Monday, December 3, 2012

Post Play

A primary difference between the offense we used at ONU and the Grinnell attack is the involvement of a post player.  We included this element from our earliest System days for two simple reasons:  a) I was a post player and like teaching that aspect of the game, and b) we had good post players throughout my tenure at Olivet.  Reason enough to include some inside threat, especially since we were still consistently meeting our goal of creating half our shots from beyond the arc!  Why not a few layups, too?

This past week we made good progress in integrating our drive and kick series (DK) and the pass and downscreen series (DS).  These two continuities allow us to stay in a four-out set while giving offensive players two basic options: penetrate and kick to a shooter, or downscreen for a shooter.

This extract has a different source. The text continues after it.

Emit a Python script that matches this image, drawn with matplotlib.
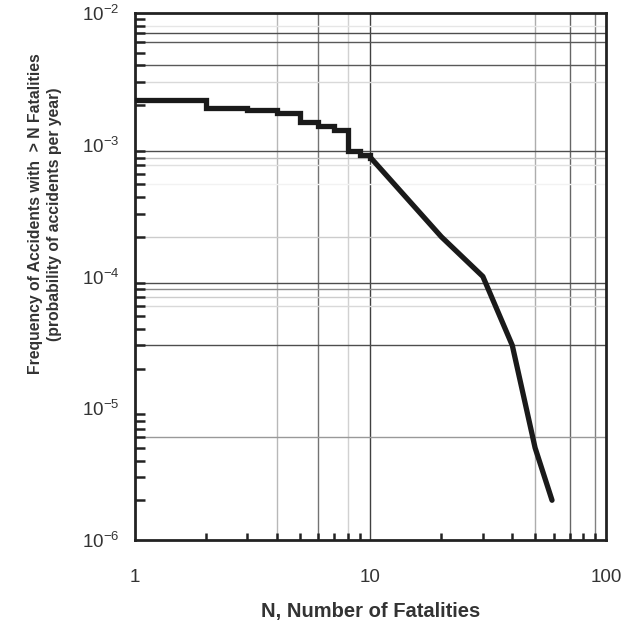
import matplotlib.pyplot as plt
import numpy as np
from matplotlib.ticker import LogLocator, NullFormatter, FixedLocator

plt.rcParams['font.family'] = ['Liberation Sans', 'DejaVu Sans']
plt.rcParams['mathtext.default'] = 'regular'

# step part of the curve (N = 1..10)
step_n = [1, 2, 3, 4, 5, 6, 7, 8, 9, 10]
step_f = [2.2e-3, 1.9e-3, 1.84e-3, 1.75e-3, 1.5e-3, 1.4e-3, 1.3e-3, 9.0e-4, 8.3e-4, 8.0e-4]

# smooth tail (N = 10..60)
tail_n = [10, 20, 30, 40, 50, 59]
tail_f = [8.0e-4, 2.0e-4, 1.0e-4, 3.0e-5, 5.0e-6, 2.0e-6]

x_ticks = [1, 10, 100]
x_labels = ['1', '10', '100']
y_ticks = [1e-6, 1e-5, 1e-4, 1e-3, 1e-2]
y_labels = ['$10^{-6}$', '$10^{-5}$', '$10^{-4}$', '$10^{-3}$', '$10^{-2}$']

# odd grid lines from the scanned original: (value, gray level)
vgrid = [(4, 0.72), (6, 0.45), (8, 0.82), (10, 0.25), (50, 0.68), (70, 0.4), (90, 0.5)]
hgrid = [(8e-3, 0.9), (7e-3, 0.3), (6e-3, 0.35), (4e-3, 0.35), (3e-3, 0.85),
         (9e-4, 0.3), (8e-4, 0.75), (7e-4, 0.88), (5e-4, 0.95), (2e-4, 0.8),
         (9e-5, 0.3), (8e-5, 0.55), (7e-5, 0.8), (6e-5, 0.85), (3e-5, 0.3),
         (6e-6, 0.6)]

fig = plt.figure(figsize=(6.23, 6.22), dpi=100)
ax = fig.add_axes([0.2167, 0.132, 0.756, 0.847])

ax.set_xscale('log')
ax.set_yscale('log')
ax.set_xlim(1, 100)
ax.set_ylim(1e-6, 1e-2)

for v, g in vgrid:
    ax.axvline(v, color=str(g), lw=1.0, zorder=1)
for v, g in hgrid:
    ax.axhline(v, color=str(g), lw=1.0, zorder=1)

ax.step(step_n, step_f, where='post', color='#1a1a1a', lw=3.8, zorder=3,
        solid_joinstyle='miter')
ax.plot(tail_n, tail_f, color='#1a1a1a', lw=3.8, zorder=3,
        solid_capstyle='round', solid_joinstyle='round')

for s in ax.spines.values():
    s.set_linewidth(2.0)
    s.set_color('#222222')

ax.xaxis.set_major_locator(FixedLocator(x_ticks))
ax.set_xticklabels(x_labels)
ax.xaxis.set_minor_locator(LogLocator(base=10, subs=np.arange(2, 10)))
ax.xaxis.set_minor_formatter(NullFormatter())
ax.yaxis.set_major_locator(FixedLocator(y_ticks))
ax.set_yticklabels(y_labels)
ax.yaxis.set_minor_locator(LogLocator(base=10, subs=np.arange(2, 10), numticks=20))
ax.yaxis.set_minor_formatter(NullFormatter())

ax.tick_params(which='both', direction='in', color='#222222', width=1.8)
ax.tick_params(axis='x', which='major', length=0, pad=21, labelsize=13.5, labelcolor='#333333')
ax.tick_params(axis='x', which='minor', length=5)
ax.tick_params(axis='y', which='major', length=0, pad=11, labelsize=13.5, labelcolor='#333333')
ax.tick_params(axis='y', which='minor', length=7)

ax.set_xlabel('N, Number of Fatalities', fontsize=14.5, fontweight='bold',
              color='#333333')
ax.xaxis.set_label_coords(0.501, -0.118)
ax.set_ylabel('Frequency of Accidents with  > N Fatalities\n(probability of accidents per year)',
              fontsize=11.3, fontweight='bold', color='#333333', linespacing=1.3)
ax.yaxis.set_label_coords(-0.155, 0.619)

fig.savefig('out.png', dpi=100)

A third way to create a three-point shot is what we call "Post Inside-Out."  Normally, getting the ball inside is more for the purpose of creating a good inside shot.  In our offense, although this is certainly an option, we use the post as an additional point of attack.  That is why we train our post players to always catch, chin the ball, and look over their inside shoulders before making any post move.  This look inside allows them to see if a player is open at the top for a three point shot, often coming off a weakside downscreen.

But if we have a strong inside player, as we often did at ONU, we also will encourage them to attempt to score inside.  However, we limit their post moves to three specific options: the Power Move, the Layback, and the Spin Move.  All three of these options are set up based on the post player's ability to "read the defense" before making the appropriate scoring move.

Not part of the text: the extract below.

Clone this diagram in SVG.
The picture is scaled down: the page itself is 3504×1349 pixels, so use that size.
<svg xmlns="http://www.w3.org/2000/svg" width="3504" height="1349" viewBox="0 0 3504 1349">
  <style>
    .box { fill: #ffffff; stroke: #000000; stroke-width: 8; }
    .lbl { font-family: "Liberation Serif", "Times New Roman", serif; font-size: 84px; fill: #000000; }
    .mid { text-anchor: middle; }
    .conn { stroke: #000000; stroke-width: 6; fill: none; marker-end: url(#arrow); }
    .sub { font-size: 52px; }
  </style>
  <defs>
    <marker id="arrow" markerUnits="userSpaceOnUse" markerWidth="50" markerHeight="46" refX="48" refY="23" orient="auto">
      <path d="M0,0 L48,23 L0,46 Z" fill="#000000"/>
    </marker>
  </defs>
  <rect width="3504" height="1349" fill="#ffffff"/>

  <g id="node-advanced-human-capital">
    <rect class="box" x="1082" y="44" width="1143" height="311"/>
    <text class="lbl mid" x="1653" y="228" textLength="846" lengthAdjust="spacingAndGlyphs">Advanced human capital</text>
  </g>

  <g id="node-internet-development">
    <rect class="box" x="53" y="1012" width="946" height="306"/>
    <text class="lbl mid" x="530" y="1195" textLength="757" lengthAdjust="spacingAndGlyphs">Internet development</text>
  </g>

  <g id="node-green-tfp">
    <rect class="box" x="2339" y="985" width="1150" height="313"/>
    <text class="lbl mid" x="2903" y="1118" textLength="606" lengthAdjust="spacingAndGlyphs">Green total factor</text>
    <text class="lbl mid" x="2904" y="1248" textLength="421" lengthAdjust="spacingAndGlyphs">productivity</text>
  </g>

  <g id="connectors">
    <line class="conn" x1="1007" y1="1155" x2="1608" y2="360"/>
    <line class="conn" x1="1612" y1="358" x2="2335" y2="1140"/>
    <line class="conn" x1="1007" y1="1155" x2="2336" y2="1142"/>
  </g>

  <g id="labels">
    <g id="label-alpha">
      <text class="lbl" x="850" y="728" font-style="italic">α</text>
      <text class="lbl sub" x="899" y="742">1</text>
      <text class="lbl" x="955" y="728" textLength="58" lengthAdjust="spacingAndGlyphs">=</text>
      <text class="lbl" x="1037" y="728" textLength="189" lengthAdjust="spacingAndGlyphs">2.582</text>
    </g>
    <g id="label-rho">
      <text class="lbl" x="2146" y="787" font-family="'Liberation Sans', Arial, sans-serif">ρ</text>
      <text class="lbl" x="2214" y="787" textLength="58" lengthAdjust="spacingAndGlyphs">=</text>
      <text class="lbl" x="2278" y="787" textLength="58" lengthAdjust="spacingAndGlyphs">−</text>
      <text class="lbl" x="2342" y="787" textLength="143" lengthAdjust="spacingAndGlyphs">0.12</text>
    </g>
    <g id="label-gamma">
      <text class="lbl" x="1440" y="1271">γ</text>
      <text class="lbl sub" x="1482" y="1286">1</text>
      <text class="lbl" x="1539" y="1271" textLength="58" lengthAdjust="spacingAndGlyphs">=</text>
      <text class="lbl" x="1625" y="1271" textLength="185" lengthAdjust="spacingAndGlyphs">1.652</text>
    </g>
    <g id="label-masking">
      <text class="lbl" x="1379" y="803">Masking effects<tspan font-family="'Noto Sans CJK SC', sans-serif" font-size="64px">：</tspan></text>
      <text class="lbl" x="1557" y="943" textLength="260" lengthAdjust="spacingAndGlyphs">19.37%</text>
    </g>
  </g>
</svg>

  1. Power Move.  This is an old standby, which everyone teaches.  Our post catches, chins, and looks inside.  If the post defender is leaning to the high side, we teach our players to dropstep, take one hard dribble and score the power jumper.
  2. Layback Move.  We originally developed this move because some of our post players at ONU were small and overmatched inside, and could not create a shot over the defender, so... we decided the only thing to do is create "separation" via the Layback move.  Again: catch, chin, look inside.  If the post defender is not there (i.e. is sealing the baseline to prevent the Power move), we step with the inside foot, dribble, and take two more steps to complete the layback, shooting off the glass on the far side of the lane.  Think of this as an off-side layup:  three steps, one dribble, and very difficult to block.
  3. Spin Move.  The last move in this sequence has our post again catching, chinning the ball, and seeing inside.  If the post sees no defender, she starts a Layback move by stepping with the inside foot towards the middle of the lane and taking a dribble... but if the defense then jumps to the inside to take this move away, our post then drop-steps with the trail foot and spins back to the outside for a power jump shot.
The beauty of the three moves is that they follow the "path of least resistance."  We don't force anything, we just simply take what the defense chooses to give us! 

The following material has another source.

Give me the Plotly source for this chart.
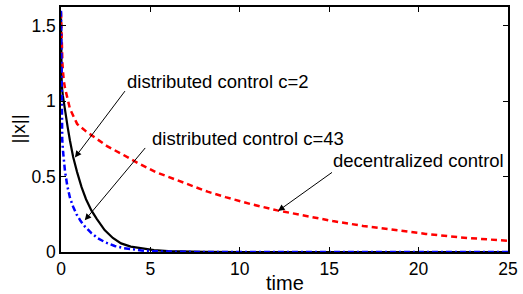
import plotly.graph_objects as go

# decentralized control
t_dec = [0, 0.03, 0.08, 0.15, 0.22, 0.5, 0.9, 1.4, 1.9, 2.6, 3.4, 4.3, 5.3, 6.3, 7.3, 8.2, 9.2,
         10.6, 12.1, 13.6, 15.2, 16.9, 18.6, 20.4, 22.3, 23.7, 25]
y_dec = [1.59, 1.42, 1.25, 1.14, 1.09, 0.95, 0.85, 0.80, 0.76, 0.70, 0.65, 0.59, 0.53, 0.485, 0.44,
         0.40, 0.364, 0.318, 0.276, 0.24, 0.205, 0.173, 0.145, 0.12, 0.097, 0.085, 0.074]

# distributed control c=2
t_c2 = [0, 0.02, 0.04, 0.1, 0.22, 0.37, 0.5, 0.68, 0.9, 1.15, 1.4, 1.7, 2.0, 2.44, 2.9, 3.36, 3.9,
        4.47, 5.2, 6.0, 7.0, 8, 10, 15, 20, 25]
y_c2 = [1.55, 1.25, 1.11, 1.04, 0.93, 0.83, 0.74, 0.63, 0.53, 0.43, 0.35, 0.276, 0.22, 0.145, 0.093,
        0.057, 0.036, 0.024, 0.012, 0.006, 0.003, 0.001, 0, 0, 0, 0]

# distributed control c=43
t_c43 = [0, 0.02, 0.04, 0.07, 0.12, 0.22, 0.35, 0.5, 0.68, 0.87, 1.1, 1.33, 1.7, 2.07, 2.5, 3.0,
         3.5, 3.9, 4.5, 5.2, 6, 7, 8, 10, 15, 20, 25]
y_c43 = [1.6, 1.2, 0.9, 0.74, 0.66, 0.54, 0.44, 0.36, 0.30, 0.25, 0.205, 0.17, 0.125, 0.09, 0.063,
         0.04, 0.026, 0.018, 0.01, 0.005, 0.002, 0.001, 0, 0, 0, 0, 0]

x_ticks = [0, 5, 10, 15, 20, 25]
y_ticks = [0, 0.5, 1, 1.5]
y_tick_labels = ["0", "0.5", "1", "1.5"]

labels = ["distributed control c=2", "distributed control c=43", "decentralized control"]
label_pos = [(3.70, 1.13), (5.10, 0.75), (15.24, 0.605)]
arrow_tail = [(3.64, 1.077), (4.78, 0.70), (15.24, 0.535)]
arrow_head = [(0.78, 0.627), (1.33, 0.21), (12.14, 0.272)]

FONT = "Liberation Sans, Arial, Helvetica, sans-serif"

fig = go.Figure()
fig.add_trace(go.Scatter(x=t_c2, y=y_c2, mode="lines", line=dict(color="black", width=2.2)))
fig.add_trace(go.Scatter(x=t_dec, y=y_dec, mode="lines",
                         line=dict(color="#ff0000", width=2.5, dash="6px,4px")))
fig.add_trace(go.Scatter(x=t_c43, y=y_c43, mode="lines",
                         line=dict(color="#0000ff", width=2.5, dash="6px,3px,2px,3px")))

ann = []
for txt, (lx, ly) in zip(labels, label_pos):
    ann.append(dict(x=lx, y=ly, xref="x", yref="y", text=txt, showarrow=False,
                    xanchor="left", yanchor="middle", xshift=-2,
                    font=dict(size=18.5, color="black", family=FONT)))
for (tx, ty), (hx, hy) in zip(arrow_tail, arrow_head):
    ann.append(dict(x=hx, y=hy, ax=tx, ay=ty, xref="x", yref="y", axref="x", ayref="y",
                    text="", showarrow=True, arrowhead=2, arrowsize=1.3, arrowwidth=1,
                    arrowcolor="black"))
ann.append(dict(x=0.5, y=0, xref="paper", yref="paper", text="time", showarrow=False,
                xanchor="center", yanchor="top", yshift=-18,
                font=dict(size=20, color="black", family=FONT)))
ann.append(dict(x=0, y=0.5, xref="paper", yref="paper", text="||x||", showarrow=False,
                xanchor="center", yanchor="middle", xshift=-43, textangle=-90,
                font=dict(size=19, color="black", family=FONT)))

fig.update_layout(
    width=523, height=294,
    margin=dict(l=61, r=11, t=5, b=42),
    paper_bgcolor="white", plot_bgcolor="white",
    showlegend=False,
    font=dict(family=FONT, size=17, color="black"),
    annotations=ann,
)
fig.update_xaxes(range=[0, 25], tickvals=x_ticks, ticks="inside", ticklen=5, tickcolor="black",
                 showline=True, linecolor="black", linewidth=1.5, mirror="ticks",
                 showgrid=False, zeroline=False, tickfont=dict(size=17.5))
fig.update_yaxes(range=[0, 1.625], tickvals=y_ticks, ticktext=y_tick_labels, ticks="inside",
                 ticklen=5, tickcolor="black",
                 showline=True, linecolor="black", linewidth=1.5, mirror="ticks",
                 showgrid=False, zeroline=False, tickfont=dict(size=17.5))

fig.write_html("out.html", config={"displayModeBar": False},
               post_script="document.body.style.margin='0';document.body.style.overflow='hidden';")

"But," you ask, "what if the defense doubles down on the post?"  Well, how many coaches do you think will encourage a post double-team vs. an offense that averages 45 three-point attempts per game?  Not many.  Which is why our post players at ONU tended to shoot such high percentages.  As I've noted before in our book, we had one season in which all three low post players shot over 60% in league play.  And two years ago our post player led the nation in FG percentage, shooting 67% for the year.  Not bad for a 5-8 player.

As with any System team, we use the three-point threat as our primary weapon.  But the Olivet Attack also uses the perimeter threat to set up our post game.  Unlike conventional offenses which are "inside-out" oriented, we are an "outside-in" team.  And this week we plan to work on integrating that final weapon into our offense!